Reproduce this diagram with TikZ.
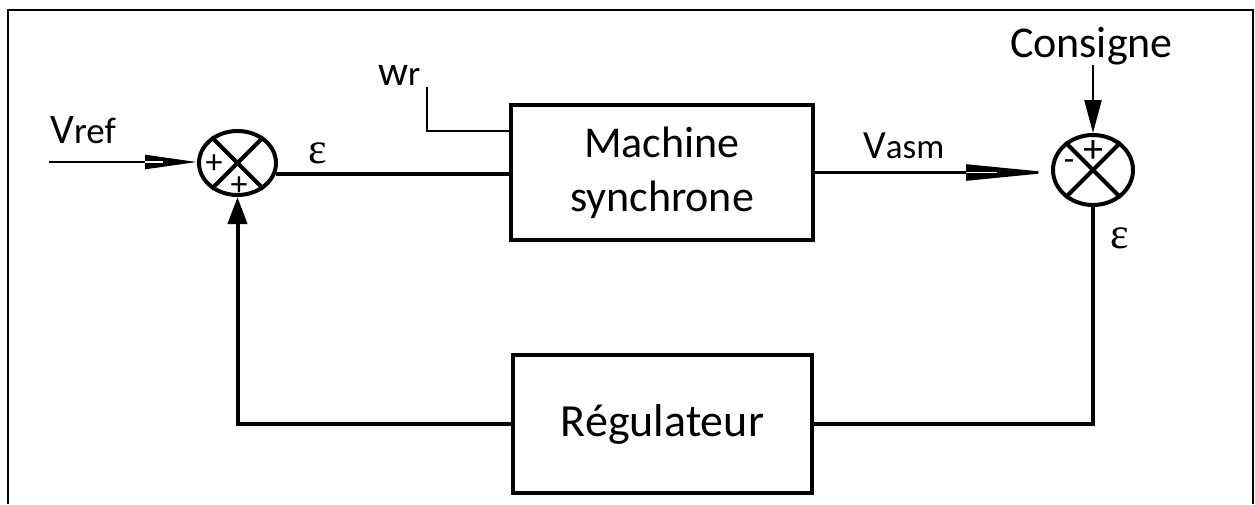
\documentclass[tikz,border=0pt]{standalone}
\usepackage{fontspec}
\setmainfont{Carlito}
\newfontfamily\grk{Liberation Serif}
\usetikzlibrary{arrows.meta,shapes.geometric}

\tikzset{
  heavy/.style={line width=4pt},
  light/.style={line width=2.4pt},
  sumjunction/.style={draw, ellipse, line width=4pt, inner sep=0pt},
  blockbox/.style={draw, rectangle, line width=4pt, inner sep=0pt, align=center},
  sign/.style={inner sep=0pt, font=\fontsize{34}{34}\selectfont},
  lbl/.style={inner sep=0pt},
  epsl/.style={inner sep=0pt, font=\grk\fontsize{44}{44}\selectfont},
  slit/.style={white, line width=1.2pt},
}

\begin{document}
\begin{tikzpicture}[x=1pt, y=-1pt]
\useasboundingbox (0,0) rectangle (1255,504);

% frame (open at the bottom)
\draw[line width=2.4pt] (8,504) -- (8,10) -- (1253,10) -- (1253,504);

% summing junctions
\node[sumjunction, minimum width=77pt, minimum height=64pt] (s1) at (237.5,163) {};
\node[sumjunction, minimum width=80pt, minimum height=70pt] (s2) at (1093,170) {};
\foreach \s in {s1,s2}{
  \draw[heavy] (\s.45) -- (\s.225);
  \draw[heavy] (\s.135) -- (\s.315);
}
\node[sign] (p1) at (214,164) {+};
\node[sign] (p2) at (239,186) {+};
\node[sign, font=\fontsize{40}{40}\selectfont] (p3) at (1093,151) {+};
\node[sign] (m3) at (1069,165) {-};

% blocks
\node[blockbox, minimum width=302pt, minimum height=135pt,
      font=\fontsize{44}{54}\selectfont] (m) at (662,172.5) {Machine\\synchrone};
\node[blockbox, minimum width=299pt, minimum height=138pt,
      font=\fontsize{46}{46}\selectfont] (reg) at (662.5,424) {Régulateur};

% labels
\node[lbl, anchor=base west] (vref) at (50,143)
  {{\fontsize{42}{42}\selectfont V}{\fontsize{37}{37}\selectfont ref}};
\node[lbl, anchor=base west] (wr) at (378,85)
  {{\fontsize{42}{42}\selectfont w}{\fontsize{35}{35}\selectfont r}};
\node[lbl, anchor=base west] (vasm) at (863,158)
  {{\fontsize{40}{40}\selectfont V}{\fontsize{35}{35}\selectfont asm}};
\node[lbl, anchor=base east, font=\fontsize{44}{44}\selectfont] (cons) at (1173,57) {Consigne};
\node[epsl] (e1) at (318,153) {ε};
\node[epsl] (e2) at (1120,238) {ε};

% connectors
\coordinate (vin) at (49,162);
\coordinate (vtip) at (vin -| s1.west);
\coordinate (atip) at (m.east -| s2.west);
\coordinate (wrc) at (427,87);
\draw[light, -{Triangle[length=52pt,width=14pt]}] (vin) -- (vtip);
\draw[slit] ([xshift=-52pt]vtip) -- ([xshift=-34pt]vtip);
\draw[heavy] (s1.-16) -- (s1.-16 -| m.west);
\draw[light] (wrc) |- ([yshift=41.5pt]m.west);
\draw[light, -{Triangle[length=85pt,width=16pt]}] (m.east) -- (atip);
\draw[slit] ([xshift=-85pt]atip) -- ([xshift=-54pt]atip);
\draw[light, -{Triangle[length=33pt,width=17pt]}] (s2.north |- cons.south) -- (s2.north);
\draw[heavy] (s2.south) |- (reg.east);
\draw[heavy, -{Triangle[length=27pt,width=19pt]}] (reg.west) -| (s1.south);
\end{tikzpicture}
\end{document}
------------------------------------
**Short exercise**: Pictures stay out. Print the data exactly, from its first line through the line containing "(m3) at (1069,165)".

**The reply**:
Reproduce this diagram with TikZ.
\documentclass[tikz,border=0pt]{standalone}
\usepackage{fontspec}
\setmainfont{Carlito}
\newfontfamily\grk{Liberation Serif}
\usetikzlibrary{arrows.meta,shapes.geometric}

\tikzset{
  heavy/.style={line width=4pt},
  light/.style={line width=2.4pt},
  sumjunction/.style={draw, ellipse, line width=4pt, inner sep=0pt},
  blockbox/.style={draw, rectangle, line width=4pt, inner sep=0pt, align=center},
  sign/.style={inner sep=0pt, font=\fontsize{34}{34}\selectfont},
  lbl/.style={inner sep=0pt},
  epsl/.style={inner sep=0pt, font=\grk\fontsize{44}{44}\selectfont},
  slit/.style={white, line width=1.2pt},
}

\begin{document}
\begin{tikzpicture}[x=1pt, y=-1pt]
\useasboundingbox (0,0) rectangle (1255,504);

% frame (open at the bottom)
\draw[line width=2.4pt] (8,504) -- (8,10) -- (1253,10) -- (1253,504);

% summing junctions
\node[sumjunction, minimum width=77pt, minimum height=64pt] (s1) at (237.5,163) {};
\node[sumjunction, minimum width=80pt, minimum height=70pt] (s2) at (1093,170) {};
\foreach \s in {s1,s2}{
  \draw[heavy] (\s.45) -- (\s.225);
  \draw[heavy] (\s.135) -- (\s.315);
}
\node[sign] (p1) at (214,164) {+};
\node[sign] (p2) at (239,186) {+};
\node[sign, font=\fontsize{40}{40}\selectfont] (p3) at (1093,151) {+};
\node[sign] (m3) at (1069,165) {-};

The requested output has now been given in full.